View from our azotea, showing examples
of other rooftops.

 So part of the morning was spent sitting on our azotea or rooftop, my eyrie, reading and at times surveying my queendom (the view of Mexico City). 

 
It is a phenomenon of Mexico City, that many people living in apartment blocks have access to the rooftop, and often a private piece of it. Edifices are built up to five storeys high, and then the rooftops are flat and walled in, divided into separate havens where people can have gardens of potted plants, where they can hang their washing, where they can sit and take in their Vitamin D fix for the day. 

 
Sparklers to ring in the New Year

Lighting sparklers to ring in 2023, on our rooftop.

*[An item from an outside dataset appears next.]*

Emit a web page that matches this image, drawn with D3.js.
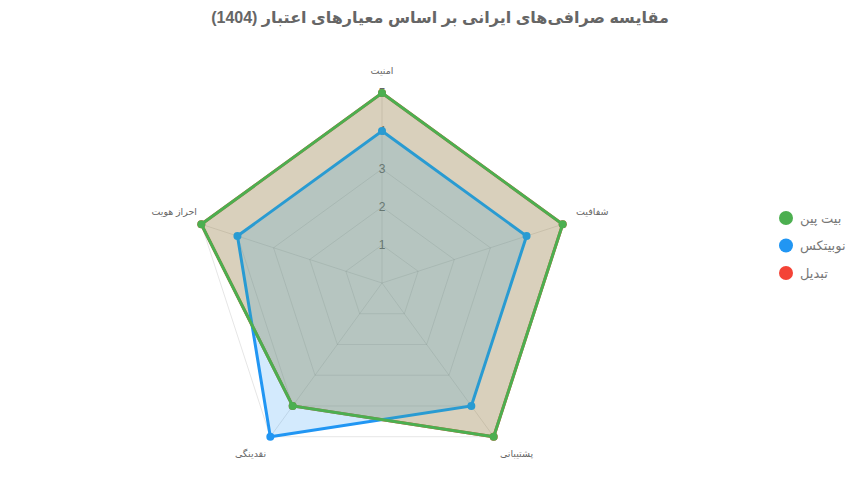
<!DOCTYPE html>
<html><head><meta charset="utf-8">
<script src="https://cdn.jsdelivr.net/npm/d3@7"></script>
<style>
html,body{margin:0;padding:0;background:#fff;}
svg{display:block;font-family:"Liberation Sans",Arial,"DejaVu Sans",sans-serif;}
</style></head>
<body><svg id="c" width="856" height="493"></svg>
<script>
const title = "مقایسه صرافی‌های ایرانی بر اساس معیارهای اعتبار (1404)";
const axes = ["امنیت", "شفافیت", "پشتیبانی", "نقدینگی", "احراز هویت"];
const seriesNames = ["بیت پین", "نوبیتکس", "تبدیل"];
const bitpin = [5, 5, 5, 4, 5];
const nobitex = [4, 4, 4, 5, 4];
const tabdil = [5, 5, 5, 4, 5];
const colors = ["#4CAF50", "#2196F3", "#F44336"];
const ticks = [1, 2, 3, 4, 5];

const series = [bitpin, nobitex, tabdil];
const svg = d3.select("#c");
const cx = 382, cy = 283, R = 190;
const r = d3.scaleLinear().domain([0, 5]).range([0, R]);
const ang = d3.scaleLinear().domain([0, axes.length]).range([-Math.PI/2, 1.5*Math.PI]);
const pt = (i, v) => [cx + r(v)*Math.cos(ang(i)), cy + r(v)*Math.sin(ang(i))];

// title
svg.append("text").attr("x", 440).attr("y", 23).attr("text-anchor","middle")
  .attr("font-size", 16).attr("font-weight","bold").attr("fill","#666").text(title);

const g = svg.append("g");
// grid
ticks.forEach(t => {
  g.append("path").attr("d", d3.line()(axes.map((a,i)=>pt(i,t))) + "Z")
   .attr("fill","none").attr("stroke","rgba(0,0,0,0.1)").attr("stroke-width",1);
});
axes.forEach((a,i)=>{
  const p = pt(i, 5);
  g.append("line").attr("x1",cx).attr("y1",cy).attr("x2",p[0]).attr("y2",p[1])
   .attr("stroke","rgba(0,0,0,0.1)").attr("stroke-width",1);
});
// tick labels
ticks.forEach(t=>{
  g.append("text").attr("x",cx).attr("y",cy - r(t)).attr("dy","0.35em")
   .attr("text-anchor","middle").attr("font-size",12).attr("fill","#666").text(t);
});
// point labels
axes.forEach((a,i)=>{
  const c = Math.cos(ang(i)), s = Math.sin(ang(i));
  const d = 14;
  let x = cx + (R+d)*c, y = cy + (R+d)*s;
  let anchor = Math.abs(c) < 0.1 ? "middle" : (c > 0 ? "start" : "end");
  if (s < -0.9) y = cy - R - 22;
  else if (s < 0) { y -= 8; if (c < 0) x += 9; }
  else { y += 6; x += (c > 0 ? -2 : 4); }
  g.append("text").attr("x",x).attr("y",y).attr("dy","0.35em").attr("text-anchor",anchor)
   .attr("font-size",9.5).attr("fill","#666").text(a);
});
// datasets drawn in reverse order (first on top)
const line = d3.lineRadial().angle((d,i)=>ang(i)+Math.PI/2).radius(d=>r(d)).curve(d3.curveLinearClosed);
for (let k = series.length-1; k >= 0; k--) {
  const col = d3.color(colors[k]);
  const fillCol = col.copy({opacity:0.2});
  const sg = g.append("g").attr("transform",`translate(${cx},${cy})`);
  sg.append("path").attr("d", line(series[k])).attr("fill", fillCol.toString())
    .attr("stroke", colors[k]).attr("stroke-width",3).attr("stroke-linejoin","miter");
  series[k].forEach((v,i)=>{
    const p = pt(i,v);
    g.append("circle").attr("cx",p[0]).attr("cy",p[1]).attr("r",4).attr("fill",colors[k]);
  });
}
// legend
const lg = svg.append("g");
seriesNames.forEach((n,k)=>{
  const y = 218 + k*27.5;
  lg.append("circle").attr("cx",786).attr("cy",y).attr("r",7).attr("fill",colors[k]);
  lg.append("text").attr("x",800).attr("y",y).attr("dy","0.35em").attr("text-anchor","start")
    .attr("direction","ltr").attr("font-size",13).attr("fill","#777").text(n);
});
</script></body></html>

My old kitchen table with plants.

If I lived in Mexico City, my azotea would be exquisite. There would be plants everywhere, green and inviting, shady and colorful, full of flowers and light, and there would be a bird feeder, and a hummingbird feeder, for all the beautiful birds of Mexico, and a big wooden table with comfy chairs, to sit and read and write and watch from under a large orange umbrella, just like my beautiful deck in our old house which is no longer my home. In Afrikaans, one of the languages of South Africa, there is a word for longing, "verlang" which perfectly encompasses all those feelings of longing, of nostalgia, of wishing to be back somewhere, even just for a moment. 
Most of our family on our deck in 2019, the last
time we were all together there.


 
Rufous Sabrewing Hummingbird

But outside our apartment, there is a tall Mexican Ash, (more than 5 storeys high) which looked quite ill when we arrived, but was, I think, just recovering from having lost leaves due to the season, and in the time we have been here, it has gone from that ghost of a tree to a green and fragrant-flowered haven for numerous creatures, butterflies, yellow-bellied woodpeckers, inca doves, the ubiquitous sparrows, and even a few beautiful hummingbirds.  So during my own recuperation and "re-growing of my leaves" I glimpsed one of these magical creatures in my beautiful Ash one day with a feeling of utter joy.  My mother taught me to delight in these sorts of things, beauty, small things, the way to equilibrium.